Each year, Welch would fire the bottom 10% of his managers. He earned a reputation for brutal candor in his meetings with executives. He would push his managers to perform, but he would reward those in the top 20% with bonuses and stock options. He also expanded the broadness of the stock options program at GE from just top executives to nearly one third of all employees. Welch is also known for destroying the nine-layer management hierarchy and bringing a sense of informality to the company.
During the early 1980s he was dubbed “Neutron Jack” (in reference to the neutron bomb) for eliminating employees while leaving buildings intact. In Jack: Straight From The Gut, Welch states that GE had 411,000 employees at the end of 1980, and 299,000 at the end of 1985. Of the 112,000 who left the payroll, 37,000 were in sold businesses, and 81,000 were reduced in continuing businesses. In return, GE had increased its market capital tremendously.
In 1986, GE acquired NBC, which was located in Rockefeller Center; Welch subsequently took up an office in the GE Building at 30 Rockefeller Plaza. During the 1990s, Welch shifted GE business from manufacturing to financial services through numerous acquisitions.

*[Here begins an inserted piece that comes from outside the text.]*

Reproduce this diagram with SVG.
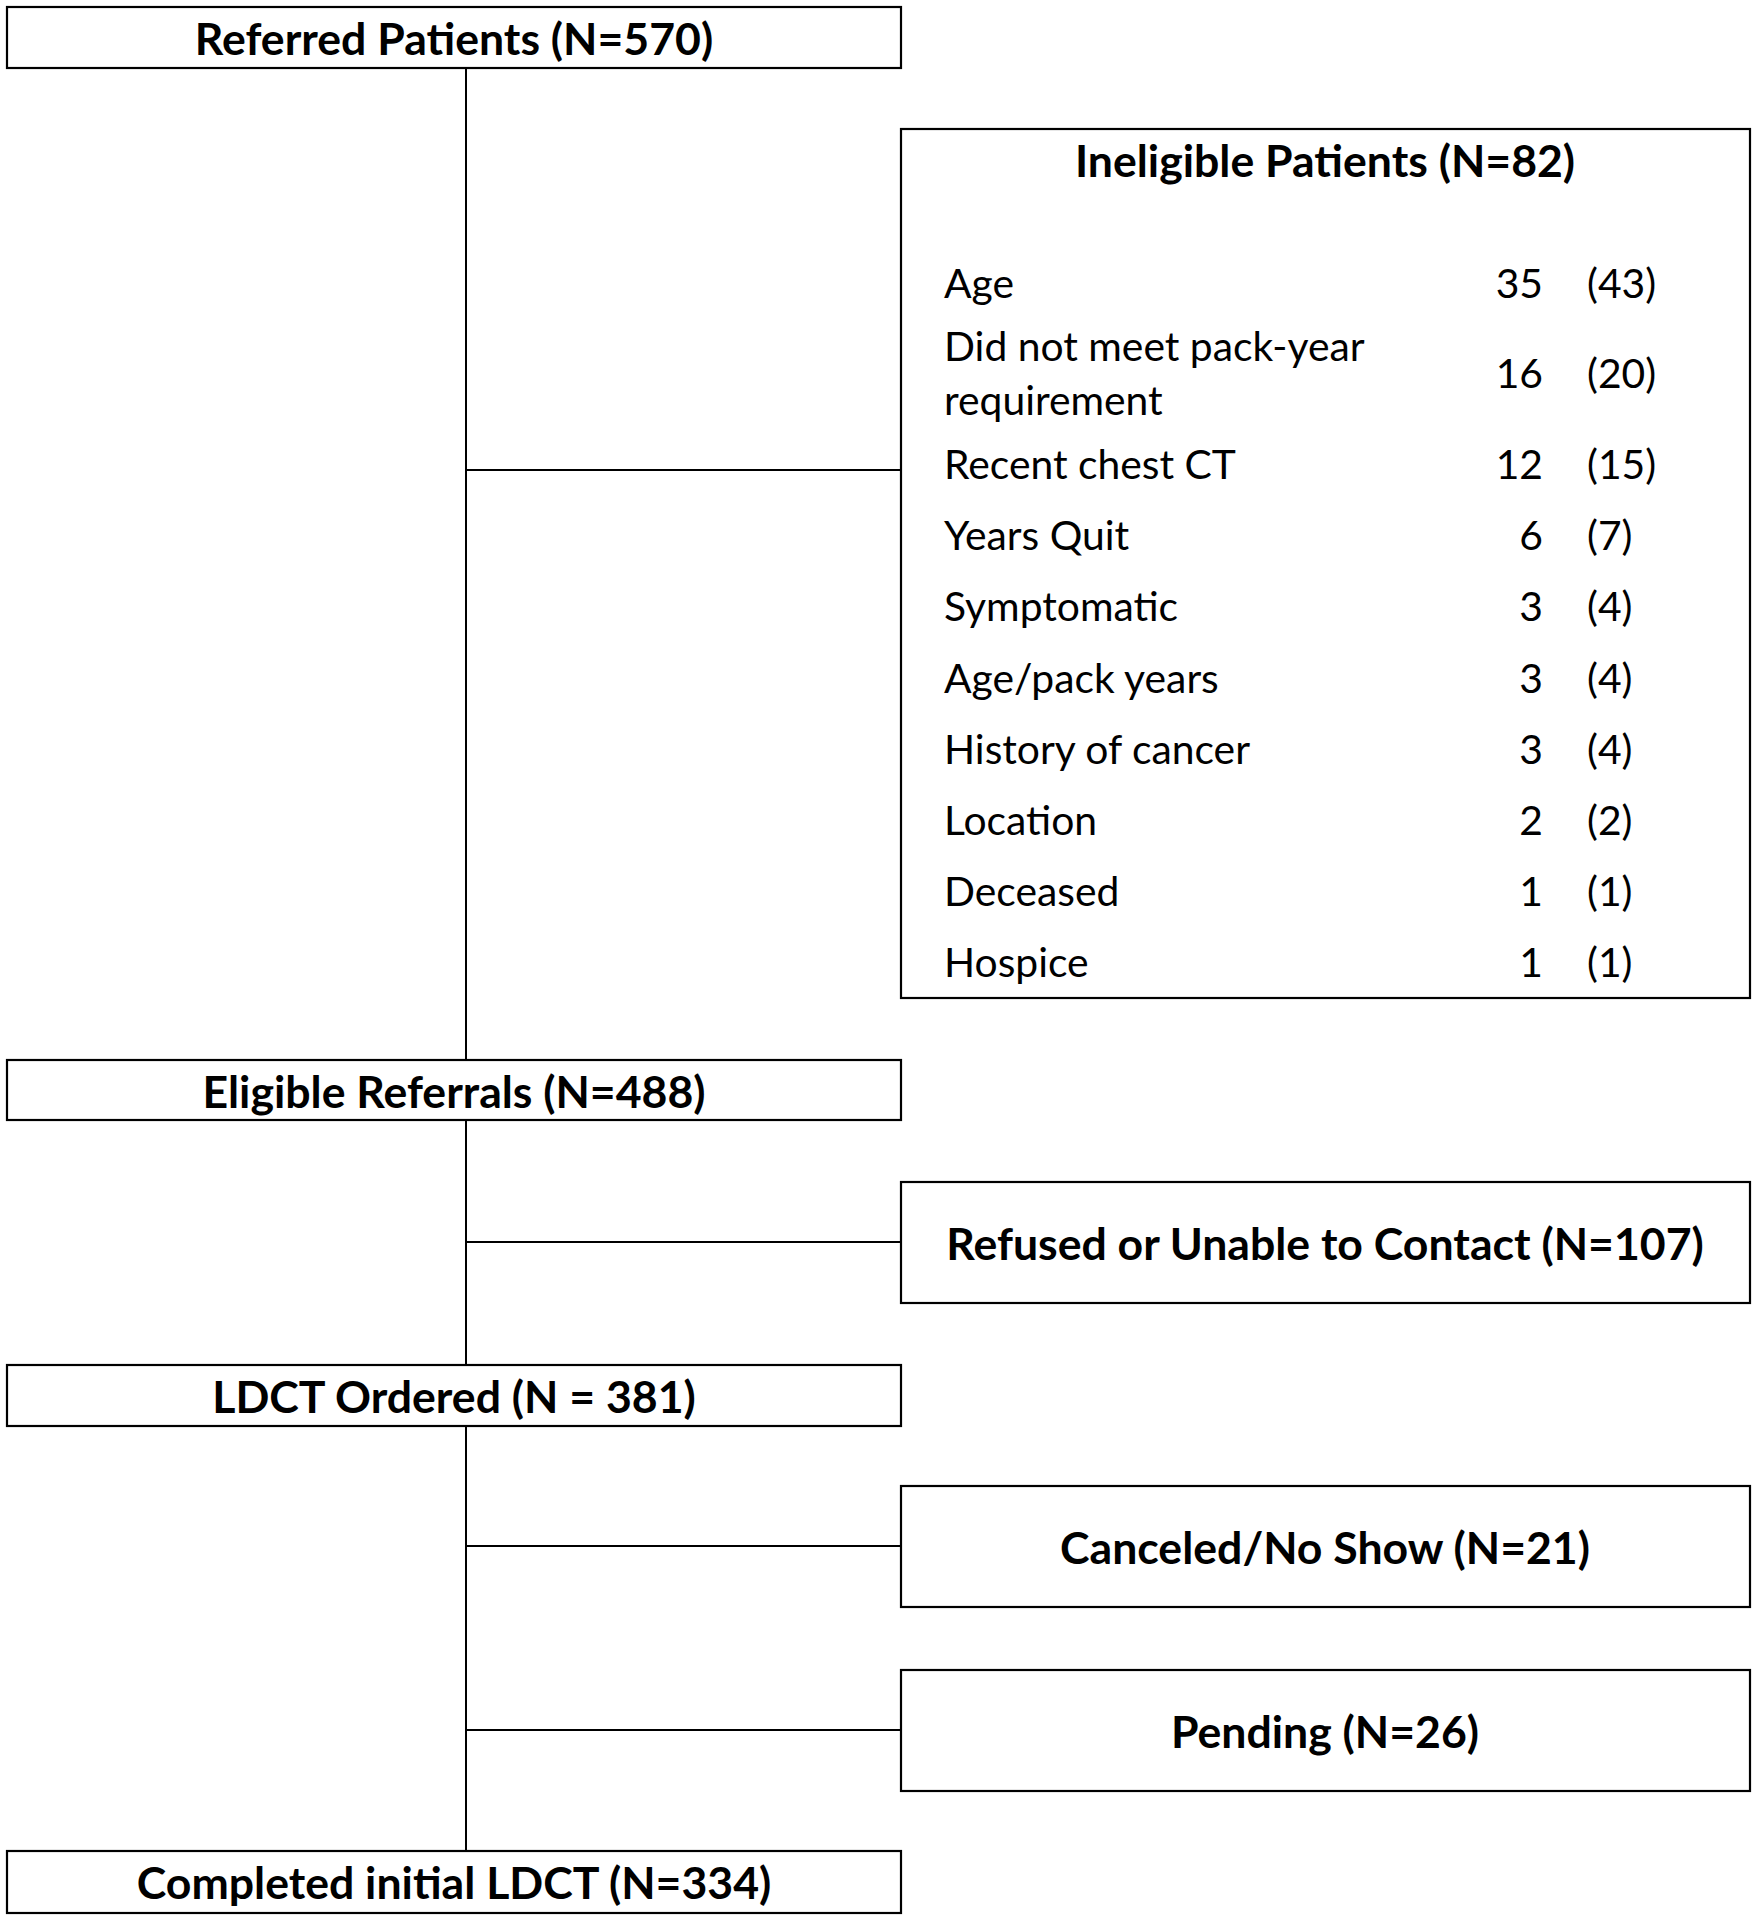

Welch adopted Motorola’s Six Sigma quality program in late 1995. In 1980, the year before Welch became CEO, GE recorded revenues of roughly $26.8 billion. In 2000, the year before he left, the revenues increased to nearly $130 billion. When Jack Welch left GE, the company had gone from a market value of $14 billion to one of more than $410 billion at the end of 2004, making it the most valuable and largest company in the world.
At the time of his retirement, Welch received a salary of $4 million a year, followed by his controversial retirement plan of $8 million a year. In 1999 he was named “Manager of the Century” by Fortune magazine.[7]
There was a lengthy and well-publicized succession planning saga prior to his retirement between James McNerney, Robert Nardelli, and Jeffrey Immelt, with Immelt eventually selected to succeed him as Chairman and CEO. Nardelli became the CEO of Home Depot until his resignation in early 2007, and until recently, was the CEO of Chrysler, while McNerney became CEO of 3M until he left that post to serve in the same capacity at Boeing
Here’s an abbreviated performance for Jeffrey Immelt. Immelt was just named as President Obama’s head on a new Council on Jobs and Competitiveness. With 26 million Americans currently unemployed, this is an important position.
GE stock price in January 2001 with Immelt at the helm was $33.79. In February of 2009 the stock price hit $8.11. Billions in stockholder value were lost. On Jan 3, 2011, the stock price was $20.14. As the article on Welch(above) shows, Welch put a lot of emphasis on GE Credit. Immelt paid a price for that, but he did not see the train coming. Without help from your tax dollars, GE might have failed.
Immelt has a much different model than Welch. He sees the government as a partner in GE’s future. With Obama’s State of the Union Message, he indicated he is truly Immelt’s business partner. Investing in infrastructure, green energy, and ObamaCare, he hits all of Immelt’s bets on the future. Trains, in the form of locomotives is a big GE business. Wind is even bigger. Solar is big, and medical is huge. Where do you think Immelt will steer the solution for getting America back to work? Is this conflict of interest?
More importantly, would you pick Immelt or Welch to do this job. One is perceived as the executive of his generation, and the one picked has almost destroyed everything Welch accomplished at GE. He has hung on by his fingernails as the CEO.
Nice work, Mr. President, you picked another loser and one that will try to make his bonus by investing our tax dollars in businesses that may need billions in additional tax subsidies to succeed. If they fail, and they will for lack of funding, Immelt will fail and none of the jobs will materialize.